• **WHAT THIS TASK INVOLVES**: Return exactly the lines that run from the beginning through the line containing "const xTicks = [1.7,1.8,1.9,2.0,2.1,2.2,2.3,2.4,2.5,2.6];", both included, and no others.

• **RAW DATA**:
════
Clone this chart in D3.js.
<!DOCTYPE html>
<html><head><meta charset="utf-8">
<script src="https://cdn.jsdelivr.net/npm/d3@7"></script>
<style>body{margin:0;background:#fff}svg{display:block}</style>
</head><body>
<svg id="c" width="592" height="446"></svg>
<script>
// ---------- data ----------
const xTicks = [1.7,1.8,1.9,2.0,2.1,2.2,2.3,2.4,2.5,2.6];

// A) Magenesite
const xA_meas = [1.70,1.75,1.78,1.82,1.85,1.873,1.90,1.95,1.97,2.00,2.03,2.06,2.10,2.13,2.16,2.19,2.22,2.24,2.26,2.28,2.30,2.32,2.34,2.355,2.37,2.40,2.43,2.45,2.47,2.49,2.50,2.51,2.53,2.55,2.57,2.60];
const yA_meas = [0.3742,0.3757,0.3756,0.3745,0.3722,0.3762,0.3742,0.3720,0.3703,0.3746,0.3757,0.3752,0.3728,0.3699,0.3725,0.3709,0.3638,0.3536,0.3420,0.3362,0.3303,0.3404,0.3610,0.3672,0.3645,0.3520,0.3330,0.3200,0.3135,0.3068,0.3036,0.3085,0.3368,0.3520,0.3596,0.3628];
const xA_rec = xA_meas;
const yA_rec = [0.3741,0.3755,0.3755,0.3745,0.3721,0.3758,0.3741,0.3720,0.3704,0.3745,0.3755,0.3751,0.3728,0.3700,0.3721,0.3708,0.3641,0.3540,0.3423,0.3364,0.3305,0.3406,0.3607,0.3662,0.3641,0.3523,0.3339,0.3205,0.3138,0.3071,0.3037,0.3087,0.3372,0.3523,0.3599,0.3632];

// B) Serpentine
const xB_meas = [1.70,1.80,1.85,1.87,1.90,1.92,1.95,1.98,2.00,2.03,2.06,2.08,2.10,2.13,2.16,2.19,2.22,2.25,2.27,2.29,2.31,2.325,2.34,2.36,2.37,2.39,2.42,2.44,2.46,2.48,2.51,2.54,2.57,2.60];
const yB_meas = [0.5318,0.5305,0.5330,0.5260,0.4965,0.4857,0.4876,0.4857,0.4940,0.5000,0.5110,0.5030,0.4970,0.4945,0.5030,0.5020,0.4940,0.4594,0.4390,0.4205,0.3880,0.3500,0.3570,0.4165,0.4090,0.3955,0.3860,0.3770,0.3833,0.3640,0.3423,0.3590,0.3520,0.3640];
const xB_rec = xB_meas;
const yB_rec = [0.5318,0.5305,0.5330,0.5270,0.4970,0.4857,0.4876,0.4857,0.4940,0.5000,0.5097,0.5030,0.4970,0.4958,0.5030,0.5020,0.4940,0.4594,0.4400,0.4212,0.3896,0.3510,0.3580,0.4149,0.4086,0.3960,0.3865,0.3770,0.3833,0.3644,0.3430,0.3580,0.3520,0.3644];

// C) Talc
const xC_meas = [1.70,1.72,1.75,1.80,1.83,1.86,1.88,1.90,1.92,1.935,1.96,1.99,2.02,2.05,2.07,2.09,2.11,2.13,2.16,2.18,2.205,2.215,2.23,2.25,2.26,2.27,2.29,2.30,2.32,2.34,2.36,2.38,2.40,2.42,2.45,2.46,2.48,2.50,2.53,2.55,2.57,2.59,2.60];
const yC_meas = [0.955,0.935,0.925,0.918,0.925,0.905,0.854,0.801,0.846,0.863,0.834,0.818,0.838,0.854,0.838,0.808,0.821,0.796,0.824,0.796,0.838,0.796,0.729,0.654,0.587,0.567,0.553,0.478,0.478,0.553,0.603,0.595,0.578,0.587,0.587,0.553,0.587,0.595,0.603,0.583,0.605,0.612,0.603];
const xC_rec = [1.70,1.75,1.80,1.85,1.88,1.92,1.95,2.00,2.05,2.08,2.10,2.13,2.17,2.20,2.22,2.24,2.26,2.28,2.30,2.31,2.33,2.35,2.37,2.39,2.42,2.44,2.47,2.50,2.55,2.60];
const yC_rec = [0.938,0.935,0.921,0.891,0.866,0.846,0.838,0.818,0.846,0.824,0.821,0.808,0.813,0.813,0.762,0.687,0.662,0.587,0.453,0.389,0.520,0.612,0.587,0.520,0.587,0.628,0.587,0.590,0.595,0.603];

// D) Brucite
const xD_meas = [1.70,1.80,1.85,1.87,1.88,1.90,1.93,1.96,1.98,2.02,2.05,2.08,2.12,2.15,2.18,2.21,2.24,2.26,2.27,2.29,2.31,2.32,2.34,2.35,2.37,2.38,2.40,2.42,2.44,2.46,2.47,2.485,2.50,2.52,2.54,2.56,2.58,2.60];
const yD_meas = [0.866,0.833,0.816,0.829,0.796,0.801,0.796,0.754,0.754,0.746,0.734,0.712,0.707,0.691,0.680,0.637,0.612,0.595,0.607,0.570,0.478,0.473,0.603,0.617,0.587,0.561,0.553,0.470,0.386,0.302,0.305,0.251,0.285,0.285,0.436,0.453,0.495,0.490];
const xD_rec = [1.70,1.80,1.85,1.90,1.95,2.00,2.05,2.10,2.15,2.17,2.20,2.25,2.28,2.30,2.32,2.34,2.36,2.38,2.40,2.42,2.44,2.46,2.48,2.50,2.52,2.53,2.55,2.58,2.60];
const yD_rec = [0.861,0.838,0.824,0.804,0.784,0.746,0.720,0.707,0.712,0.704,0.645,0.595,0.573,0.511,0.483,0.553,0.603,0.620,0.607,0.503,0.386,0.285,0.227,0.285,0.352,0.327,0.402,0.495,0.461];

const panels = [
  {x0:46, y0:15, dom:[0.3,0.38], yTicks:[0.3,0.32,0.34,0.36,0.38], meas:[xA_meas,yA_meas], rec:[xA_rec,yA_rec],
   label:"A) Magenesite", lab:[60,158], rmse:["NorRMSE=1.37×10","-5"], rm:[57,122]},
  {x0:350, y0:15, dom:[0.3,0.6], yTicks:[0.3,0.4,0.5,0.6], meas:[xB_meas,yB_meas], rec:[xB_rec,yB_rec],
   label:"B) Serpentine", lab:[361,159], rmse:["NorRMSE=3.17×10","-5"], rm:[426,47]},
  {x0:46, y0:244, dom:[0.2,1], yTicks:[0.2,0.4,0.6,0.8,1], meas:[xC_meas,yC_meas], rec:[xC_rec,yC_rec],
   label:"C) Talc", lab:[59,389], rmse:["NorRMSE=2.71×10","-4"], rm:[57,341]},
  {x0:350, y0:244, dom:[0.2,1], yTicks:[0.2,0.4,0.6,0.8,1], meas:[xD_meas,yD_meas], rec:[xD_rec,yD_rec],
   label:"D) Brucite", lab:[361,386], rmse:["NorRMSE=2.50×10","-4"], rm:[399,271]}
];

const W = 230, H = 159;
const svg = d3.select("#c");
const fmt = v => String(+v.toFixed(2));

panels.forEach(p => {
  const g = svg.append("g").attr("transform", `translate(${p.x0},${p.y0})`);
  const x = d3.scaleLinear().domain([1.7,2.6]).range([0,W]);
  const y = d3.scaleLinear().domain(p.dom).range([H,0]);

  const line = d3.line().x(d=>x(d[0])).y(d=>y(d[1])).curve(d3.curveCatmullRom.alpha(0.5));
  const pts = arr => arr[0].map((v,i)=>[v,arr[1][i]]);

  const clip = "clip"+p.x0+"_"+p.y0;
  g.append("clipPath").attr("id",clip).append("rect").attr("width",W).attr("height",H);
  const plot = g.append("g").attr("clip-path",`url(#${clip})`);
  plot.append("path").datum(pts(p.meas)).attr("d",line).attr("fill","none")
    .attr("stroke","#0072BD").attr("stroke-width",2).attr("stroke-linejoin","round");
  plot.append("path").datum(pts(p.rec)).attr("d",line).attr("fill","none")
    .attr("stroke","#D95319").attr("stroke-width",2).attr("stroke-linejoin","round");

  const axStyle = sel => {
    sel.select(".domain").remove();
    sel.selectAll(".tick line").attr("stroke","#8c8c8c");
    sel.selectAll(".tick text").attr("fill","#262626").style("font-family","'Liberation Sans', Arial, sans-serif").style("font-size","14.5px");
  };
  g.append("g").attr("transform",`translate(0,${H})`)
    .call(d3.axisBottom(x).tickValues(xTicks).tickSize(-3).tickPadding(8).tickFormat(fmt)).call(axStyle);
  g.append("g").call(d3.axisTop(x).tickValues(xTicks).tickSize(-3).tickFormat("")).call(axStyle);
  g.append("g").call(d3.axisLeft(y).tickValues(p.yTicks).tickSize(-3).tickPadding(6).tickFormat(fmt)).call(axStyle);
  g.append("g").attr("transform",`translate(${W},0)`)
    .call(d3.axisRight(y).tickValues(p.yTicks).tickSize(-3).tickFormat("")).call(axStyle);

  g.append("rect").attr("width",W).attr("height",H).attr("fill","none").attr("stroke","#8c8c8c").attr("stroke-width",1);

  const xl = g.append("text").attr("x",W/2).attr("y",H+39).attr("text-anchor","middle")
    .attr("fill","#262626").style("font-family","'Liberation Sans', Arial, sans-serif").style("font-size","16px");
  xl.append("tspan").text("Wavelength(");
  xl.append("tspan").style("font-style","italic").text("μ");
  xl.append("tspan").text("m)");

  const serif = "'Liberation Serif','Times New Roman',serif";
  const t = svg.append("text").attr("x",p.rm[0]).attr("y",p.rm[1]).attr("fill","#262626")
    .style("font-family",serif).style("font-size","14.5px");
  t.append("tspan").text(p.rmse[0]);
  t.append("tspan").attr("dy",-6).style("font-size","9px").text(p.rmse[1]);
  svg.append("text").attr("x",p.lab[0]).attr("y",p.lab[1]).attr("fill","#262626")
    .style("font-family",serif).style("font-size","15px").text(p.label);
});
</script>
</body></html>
════
• **ANSWER TO THIS PROBLEM**:
Clone this chart in D3.js.
<!DOCTYPE html>
<html><head><meta charset="utf-8">
<script src="https://cdn.jsdelivr.net/npm/d3@7"></script>
<style>body{margin:0;background:#fff}svg{display:block}</style>
</head><body>
<svg id="c" width="592" height="446"></svg>
<script>
// ---------- data ----------
const xTicks = [1.7,1.8,1.9,2.0,2.1,2.2,2.3,2.4,2.5,2.6];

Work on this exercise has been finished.